With eight basic medical facts in hand, doctors can now estimate the risk of bleeding for a patient having a heart attack.
Using clinical variables, researchers at the School of Medicine, Duke University and collaborating institutions have created a new method to estimate bleeding risk and help lessen the chances that heart attack patients will experience this common complication.
“Until now, there hasn’t been a simple tool applicable to the general population that can predict the risk of bleeding before patients are treated for heart attack,” said Richard G. Bach, M.D., associate professor of medicine and an author of the study. “Older methods for estimating risk either were derived from a low-bleeding-risk population or used variables that aren’t available until after treatment is begun.”
The assessment tool is described in a study in the April 14 issue of Circulation.
Doctors treat heart attacks with medications and procedures intended to prevent ischemic complications, or damage caused by lack of oxygen to the heart. But these treatments — anticlotting drugs and catheter-based interventions to the heart — also increase the likelihood of bleeding, which can be deadly.
“The risk of bleeding is substantial in people with heart attacks,” said co-author Brian F. Gage, M.D., associate professor of medicine and director of the outpatient Anticoagulation Service. “We found that this population could be risk-stratified, so that people at high risk of bleeding could receive less-aggressive anticoagulant and antiplatelet therapy, while those at low risk could receive full-dose therapy.”
Led by Sumeet Subherwal, M.D., a former Barnes-Jewish Hospital resident and now a cardiology fellow at Duke University, and in collaboration with several investigators, including Karen Alexander, M.D., a Duke Clinical Research Institute cardiologist, the researchers analyzed the medical histories of more than 89,000 patients hospitalized in the United States for non-ST-elevation heart attack. This type of heart attack is the most common and usually results from a partial blockage of the heart’s arteries.

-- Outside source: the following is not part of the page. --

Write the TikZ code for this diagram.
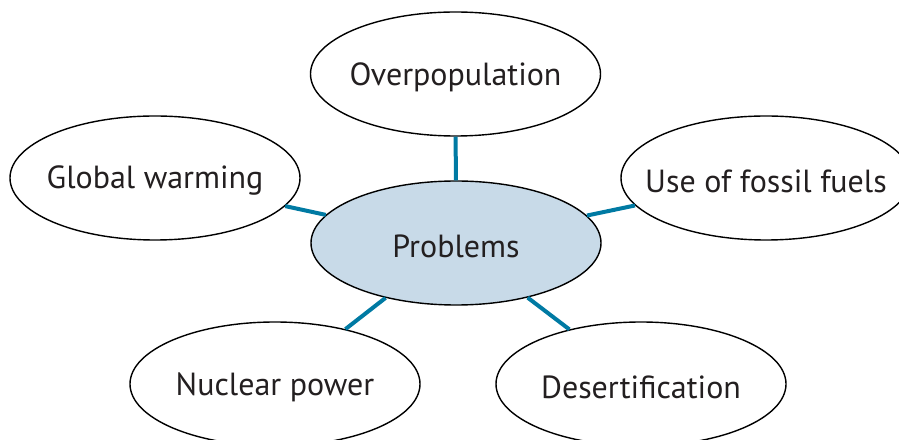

The patient histories were part of the CRUSADE (Can Rapid risk stratification of Unstable angina patients Suppress ADverse outcomes with Early implementation of the ACC/AHA guidelines) Quality Improvement Initiative, a national multicenter program that aims to improve outcomes for heart attack patients. The risk-assessment tool is called the CRUSADE bleeding score.
“A lot of treatment decisions have to be made very promptly after the patient arrives,” said Bach, also medical director of the Cardiac Intensive Care Unit at Barnes-Jewish Hospital. “So we designed a bleeding-risk stratification tool that would require only those variables that can be obtained up front. It’s a practical tool that can be used in any hospital setting.”
The CRUSADE analysis identified eight factors that could predict the odds that a heart attack patient might suffer a bleeding event. The factors are gender, heart rate, blood pressure, hematocrit (the concentration of red cells in the blood), creatinine clearance (a measure of kidney function), diabetes, peripheral vascular disease or stroke, and congestive heart failure.
The bleeding score calculation assigns points to each factor so that the total score coincides with risk of bleeding evidenced in the CRUSADE cases. The range of possible scores is divided into five categories from a very low to very high risk of bleeding.
The bleeding risk score is intended to help guide critical early treatment decisions for clinicians caring for heart attack patients, but the impact of its use on outcomes will need to be tested in clinical trials, Bach said. Potentially, the score will be used in conjunction with other practice guidelines to optimize heart attack treatment and minimize risk.